Airport Police Department Gen. Romy Labador said all airport policemen were placed on alert status and additional officers were deployed inside and outside all terminals of NAIA.
“Security at checkpoints will conduct random rigid inspections on motor vehicles and the public is advised to oblige for their own protection,” said Labador.
However, Manila International Airport Authority General Manager Ed Monreal stressed the move to place the NAIA on full alert was not to alarm the public but to raise awareness of possible incidents that may occur near the airport terminals.
He directed airport baggage screeners to remain vigilant and to conduct a thorough inspection only when the need calls for it.
He urged the traveling public to check-in earlier to avoid inconvenience.
International Security Analyst Rohan Gunaratna, head of the International Centre for Political Violence and Terrorism Research, warned the Quiapo bombings could be test runs by the Islamic State (IS) for wider attacks during Ramadan.
The ISIS news agency, Amaq, claimed the IS was responsible for the explosions in Quiapo.
Gunaranta said the Philippine government must immediately arrest the people responsible for the blasts, improve knowledge on ISIS operations abroad and work closely with authorities overseas.

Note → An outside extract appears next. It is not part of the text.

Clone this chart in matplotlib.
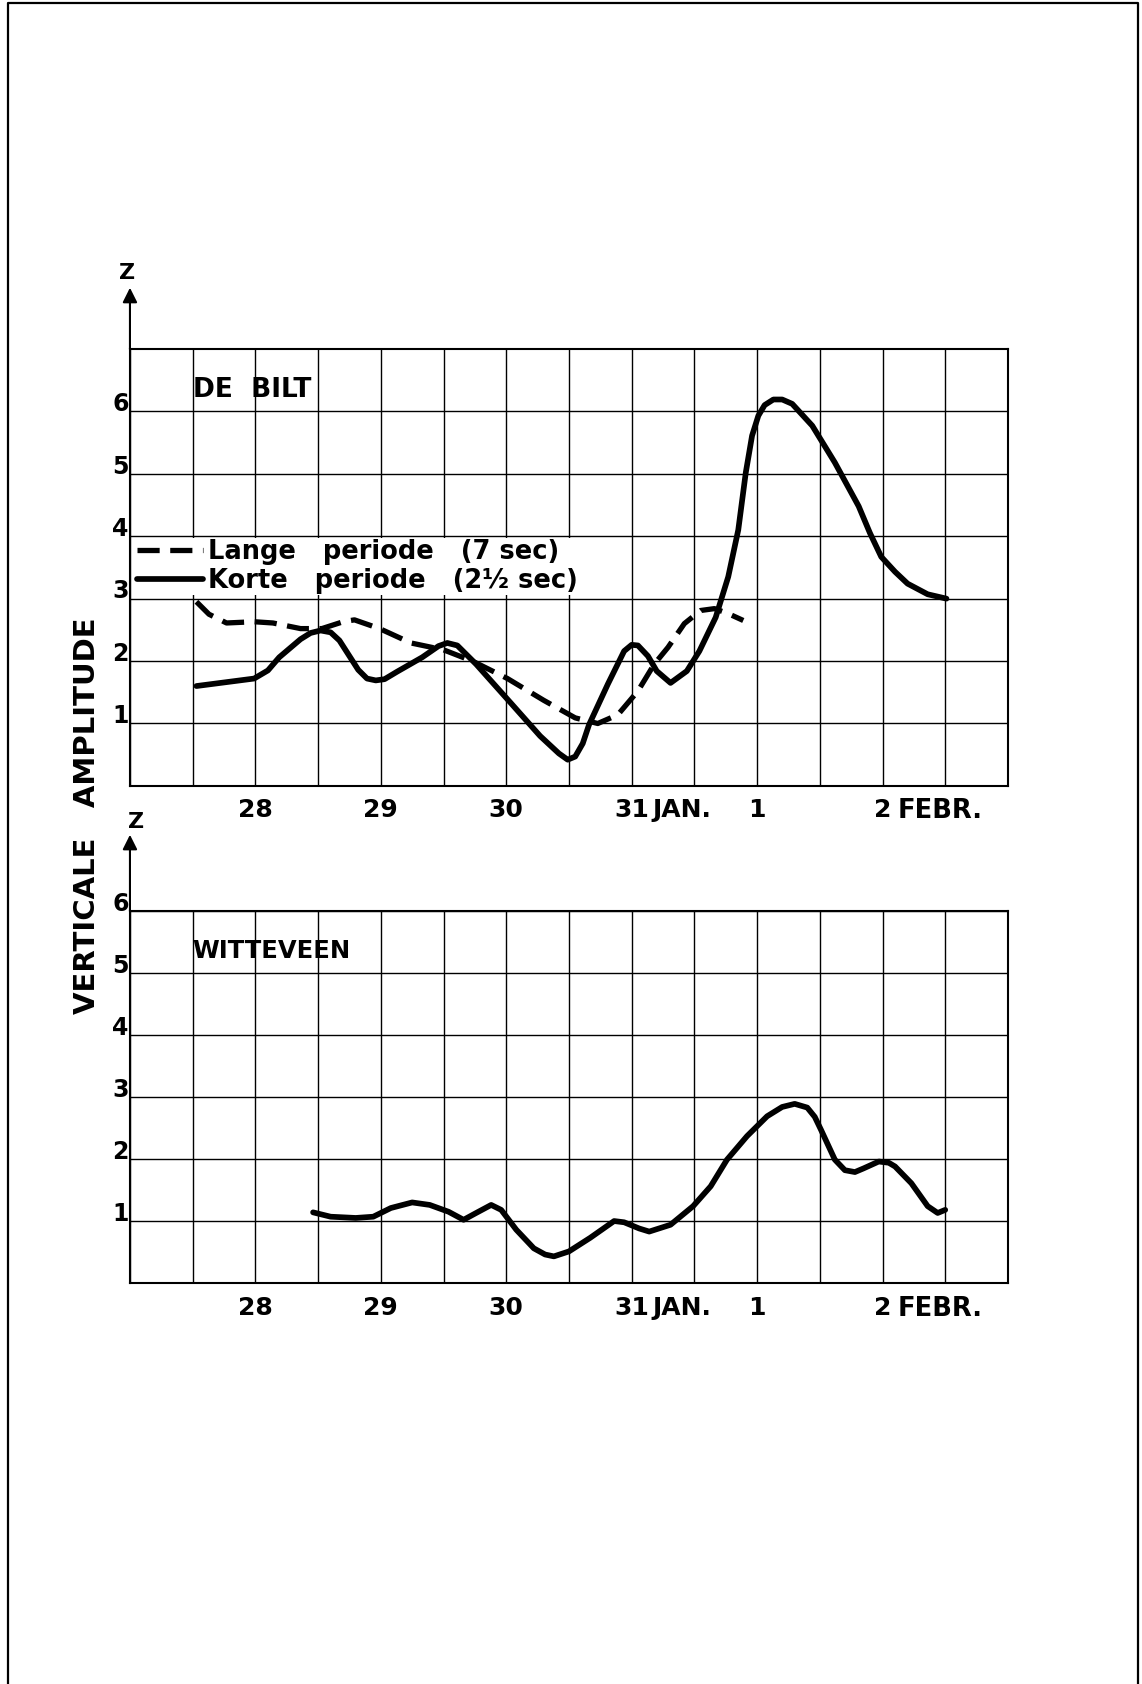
import numpy as np
import matplotlib.pyplot as plt
import matplotlib.transforms as mtransforms
from matplotlib.lines import Line2D

# day axis: 28..31 = January, 32 = 1 Feb, 33 = 2 Feb
day_ticks = [28, 29, 30, 31, 32, 33]
day_labels = ['28', '29', '30', '31', '1', '2']

# De Bilt, long period (7 sec)
lange_x = [27.53, 27.63, 27.77, 27.99, 28.14, 28.36, 28.53, 28.70, 28.79, 28.99, 29.24,
           29.50, 29.73, 30.01, 30.30, 30.55, 30.73, 30.89, 31.05, 31.18, 31.29, 31.42,
           31.55, 31.66, 31.77, 31.89]
lange_y = [2.95, 2.75, 2.61, 2.63, 2.61, 2.52, 2.52, 2.63, 2.66, 2.52, 2.29,
           2.18, 2.00, 1.72, 1.37, 1.09, 1.00, 1.14, 1.52, 1.95, 2.22, 2.60,
           2.81, 2.84, 2.76, 2.65]

# De Bilt, short period (2.5 sec)
korte_x = [27.53, 27.99, 28.10, 28.19, 28.36, 28.44, 28.52, 28.60, 28.67, 28.82, 28.89,
           28.96, 29.03, 29.13, 29.33, 29.46, 29.53, 29.61, 29.76, 30.04, 30.27, 30.42,
           30.49, 30.55, 30.61, 30.66, 30.81, 30.94, 31.00, 31.05, 31.13, 31.20, 31.31,
           31.44, 31.54, 31.67, 31.77, 31.85, 31.91, 31.96, 32.01, 32.06, 32.13, 32.20,
           32.28, 32.44, 32.62, 32.81, 32.90, 32.99, 33.10, 33.20, 33.36, 33.51]
korte_y = [1.60, 1.72, 1.85, 2.06, 2.35, 2.45, 2.49, 2.46, 2.33, 1.86, 1.72,
           1.69, 1.71, 1.83, 2.06, 2.24, 2.29, 2.25, 1.95, 1.32, 0.80, 0.52,
           0.42, 0.47, 0.68, 0.98, 1.63, 2.16, 2.26, 2.25, 2.08, 1.84, 1.65,
           1.84, 2.16, 2.70, 3.35, 4.10, 5.02, 5.61, 5.93, 6.10, 6.19, 6.19,
           6.12, 5.77, 5.18, 4.48, 4.05, 3.67, 3.43, 3.24, 3.07, 3.00]

# Witteveen
witt_x = [28.46, 28.60, 28.80, 28.94, 29.08, 29.25, 29.39, 29.54, 29.66, 29.76, 29.88,
          29.96, 30.08, 30.22, 30.31, 30.38, 30.50, 30.67, 30.86, 30.94, 31.06, 31.14,
          31.31, 31.49, 31.63, 31.76, 31.92, 32.08, 32.20, 32.30, 32.40, 32.46, 32.51,
          32.62, 32.70, 32.78, 32.85, 32.97, 33.05, 33.10, 33.23, 33.36, 33.44, 33.50]
witt_y = [1.14, 1.07, 1.05, 1.07, 1.21, 1.30, 1.26, 1.15, 1.02, 1.13, 1.26,
          1.18, 0.86, 0.56, 0.46, 0.43, 0.51, 0.73, 1.00, 0.98, 0.88, 0.83,
          0.94, 1.24, 1.56, 1.99, 2.37, 2.69, 2.84, 2.89, 2.83, 2.68, 2.47,
          1.99, 1.82, 1.79, 1.85, 1.96, 1.94, 1.88, 1.61, 1.24, 1.13, 1.18]

plt.rcParams['font.family'] = 'DejaVu Sans'
plt.rcParams['font.weight'] = 'bold'

fig = plt.figure(figsize=(11.42, 16.84), dpi=100)
ax1 = fig.add_axes([0.1138, 0.5333, 0.7688, 0.2595])
ax2 = fig.add_axes([0.1138, 0.2381, 0.7688, 0.2209])

lw_curve = 3.8


def style_axes(ax, ymax):
    ax.set_xlim(27, 34)
    ax.set_ylim(0, ymax)
    ax.set_xticks(day_ticks)
    ax.set_xticklabels(day_labels)
    ax.set_xticks(np.arange(27, 34.01, 0.5), minor=True)
    ax.set_yticks(range(1, 7))
    ax.set_yticklabels([str(i) for i in range(1, 7)])
    ax.grid(which='both', axis='x', color='black', linewidth=1.0)
    ax.grid(which='major', axis='y', color='black', linewidth=1.0)
    ax.set_axisbelow(True)
    ax.tick_params(which='both', length=0)
    ax.tick_params(axis='x', pad=9, labelsize=18)
    ax.tick_params(axis='y', pad=1, labelsize=17)
    for s in ax.spines.values():
        s.set_linewidth(1.5)
    # y labels sit a little above their grid line
    off = mtransforms.ScaledTranslation(0, 7 / 72, fig.dpi_scale_trans)
    for t in ax.get_yticklabels():
        t.set_transform(t.get_transform() + off)
    # month names after the day numbers
    ax.annotate('JAN.', xy=(31, 0), xycoords=('data', 'axes fraction'),
                xytext=(15, -9), textcoords='offset points',
                ha='left', va='top', fontsize=18, fontweight='bold')
    ax.annotate('FEBR.', xy=(33, 0), xycoords=('data', 'axes fraction'),
                xytext=(11, -9), textcoords='offset points',
                ha='left', va='top', fontsize=18.5, fontweight='bold')


style_axes(ax1, 7)
style_axes(ax2, 6)

# vertical Z arrows
ax1.annotate('', xy=(0, 1.14), xytext=(0, 1.0), xycoords='axes fraction',
             arrowprops=dict(arrowstyle='-|>', color='black', lw=1.5,
                             mutation_scale=22, shrinkA=0, shrinkB=0),
             annotation_clip=False)
ax1.text(-0.003, 1.174, 'Z', transform=ax1.transAxes, ha='center', va='center',
         fontsize=16, fontweight='bold')
ax2.annotate('', xy=(0, 1.205), xytext=(0, 1.0), xycoords='axes fraction',
             arrowprops=dict(arrowstyle='-|>', color='black', lw=1.5,
                             mutation_scale=22, shrinkA=0, shrinkB=0),
             annotation_clip=False)
ax2.text(0.007, 1.24, 'Z', transform=ax2.transAxes, ha='center', va='center',
         fontsize=16, fontweight='bold')

# curves
ax1.plot(lange_x, lange_y, color='black', lw=lw_curve, dashes=(4.2, 2.0),
         label='Lange   periode   (7 sec)', zorder=3)
ax1.plot(korte_x, korte_y, color='black', lw=lw_curve + 0.3, solid_capstyle='round',
         solid_joinstyle='round', label='Korte   periode   (2½ sec)', zorder=3)
ax2.plot(witt_x, witt_y, color='black', lw=lw_curve + 0.3, solid_capstyle='round',
         solid_joinstyle='round', zorder=3)

leg = ax1.legend(loc='upper left', bbox_to_anchor=(0.006, 3.975 / 7), borderaxespad=0,
                 frameon=True, fancybox=False, framealpha=1, edgecolor='none',
                 facecolor='white', handlelength=2.6, handletextpad=0.2,
                 labelspacing=0.1, borderpad=0.05,
                 prop={'weight': 'bold', 'size': 18.5})
leg.set_zorder(2)

ax1.text(27.5, 6.35, 'DE  BILT', ha='left', va='center', fontsize=19, fontweight='bold')
ax2.text(27.5, 5.35, 'WITTEVEEN', ha='left', va='center', fontsize=17.5, fontweight='bold')

fig.text(0.0762, 0.5154, 'VERTICALE   AMPLITUDE', rotation=90, ha='center', va='center',
         fontsize=21, fontweight='bold')

# page frame
fig.add_artist(Line2D([0.007, 0.007, 0.9965, 0.9965], [0.0, 0.998, 0.998, 0.0],
                      transform=fig.transFigure, color='black', lw=1.6))

fig.savefig('out.png', dpi=100, facecolor='white')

In the wake of the Quiapo attacks, the Senate created an oversight committee on intelligence and confidential funds that would look into how the government uses intelligence and confidential funds and the efficiency of government institutions in providing accurate and timely intelligence information.

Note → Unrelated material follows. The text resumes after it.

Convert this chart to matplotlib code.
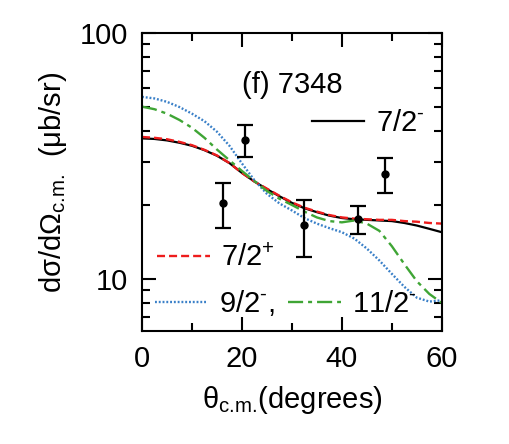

Sen. Gregorio Honasan, chairman of the Senate committee on national defense and security, filed Senate Resolution No. 361 to create the oversight committee to enable the Senate to oversee the efficiency of government institutions in dealing with threats.
“In light of the recent threats to our country’s national security, including disturbance to peace and order by lawless elements, the importance of gathering intelligence information by concerned government agencies cannot be overstated,” said Honasan in his resolution.

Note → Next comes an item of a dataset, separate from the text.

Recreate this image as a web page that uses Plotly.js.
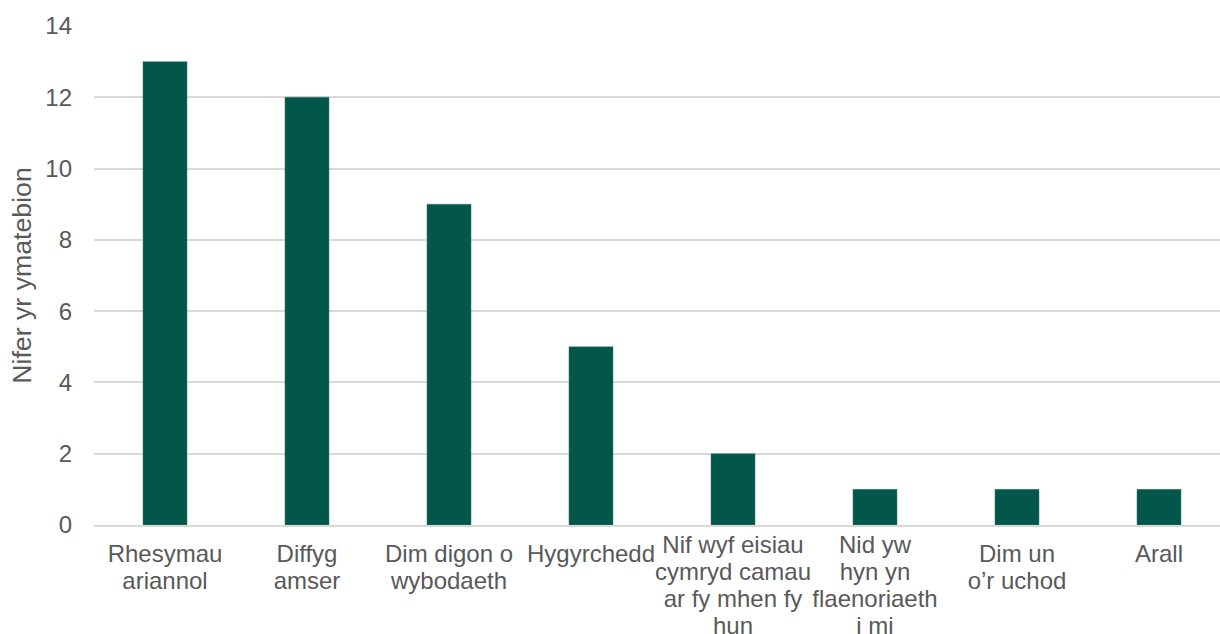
<!DOCTYPE html>
<html>
<head>
<meta charset="utf-8">
<script src="https://cdn.plot.ly/plotly-3.0.1.min.js"></script>
<style>
html, body { margin: 0; padding: 0; overflow: hidden; background: #fff; }
#chart { width: 1230px; height: 634px; }
</style>
</head>
<body>
<div id="chart"></div>
<script>
const categories = [
  "Rhesymau<br>ariannol",
  "Diffyg<br>amser",
  "Dim digon o<br>wybodaeth",
  "Hygyrchedd",
  "Nif wyf eisiau<br>cymryd camau<br>ar fy mhen fy<br>hun",
  "Nid yw<br>hyn yn<br>flaenoriaeth<br>i mi",
  "Dim un<br>o’r uchod",
  "Arall"
];
const values = [13, 12, 9, 5, 2, 1, 1, 1];
const yTicks = [0, 2, 4, 6, 8, 10, 12, 14];
const yTitle = "Nifer yr ymatebion";

const FONT = "Liberation Sans, Arial, sans-serif";
const GREY = "#595959";

const trace = {
  type: "bar",
  x: categories,
  y: values,
  marker: { color: "#02574A", line: { color: "#3f7f73", width: 0.5 } },
  hoverinfo: "x+y"
};

const layout = {
  width: 1230,
  height: 634,
  margin: { l: 94, r: 0, t: 26, b: 109, pad: 0 },
  paper_bgcolor: "#ffffff",
  plot_bgcolor: "#ffffff",
  bargap: 0.69,
  showlegend: false,
  font: { family: FONT, size: 24, color: GREY },
  xaxis: {
    type: "category",
    tickfont: { family: FONT, size: 24, color: GREY },
    showgrid: false,
    showline: true,
    linecolor: "#D9D9D9",
    linewidth: 1.5,
    ticks: "",
    ticklabelstandoff: 6,
    tickangle: 0,
    automargin: false
  },
  yaxis: {
    range: [0, 14],
    tickvals: yTicks,
    ticktext: yTicks.map(String),
    showgrid: true,
    gridcolor: "#D9D9D9",
    gridwidth: 1.5,
    zeroline: false,
    showline: false,
    ticks: "",
    ticklabelstandoff: 21,
    tickfont: { family: FONT, size: 24, color: GREY },
    title: { text: yTitle, font: { family: FONT, size: 26.7, color: GREY }, standoff: 5 },
    automargin: false
  }
};

function tightenLines(gd) {
  // Excel-like tighter line spacing for the wrapped category labels;
  // labels wrapped onto more than two lines sit a little higher, as in the source
  gd.querySelectorAll(".xtick text").forEach(function (t) {
    const lines = t.querySelectorAll("tspan.line");
    const lift = lines.length > 2 ? 0.375 : 0;
    lines.forEach(function (ln, i) {
      ln.setAttribute("dy", (i * 1.13 - lift) + "em");
    });
  });
}

Plotly.newPlot("chart", [trace], layout, { displayModeBar: false }).then(function (gd) {
  tightenLines(gd);
  gd.on("plotly_afterplot", function () { tightenLines(gd); });
});
</script>
</body>
</html>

Senate President Aquilino Pimentel III, who presided over the session, immediately named the members of the committee—four from the majority group and two from the minority, plus the ex officio members.
The committee will be composed of its chairman, Honasan, and its members—Senators Panfilo Lacson, Richard Gordon, Manny Pacquiao, from the majority bloc; and Deputy Minority Leader Paolo Benigno Aquino IV and Sen. Francis Pangilinan from the minority group.
The new oversight Committee on Intelligence and Confidential Funds in the 17th Congress will allow the Senate to continue exercising its oversight functions over the use, disbursement and expenditures of confidential and intelligence funds granted to certain government agencies.
Lacson welcomed the measure, saying there is a need to review the output of military and police intelligence.
Citing the recent twin blasts in Quiapo, Lacson said the more than PHP 5 billion in intelligence funds should be enough to thwart such plots.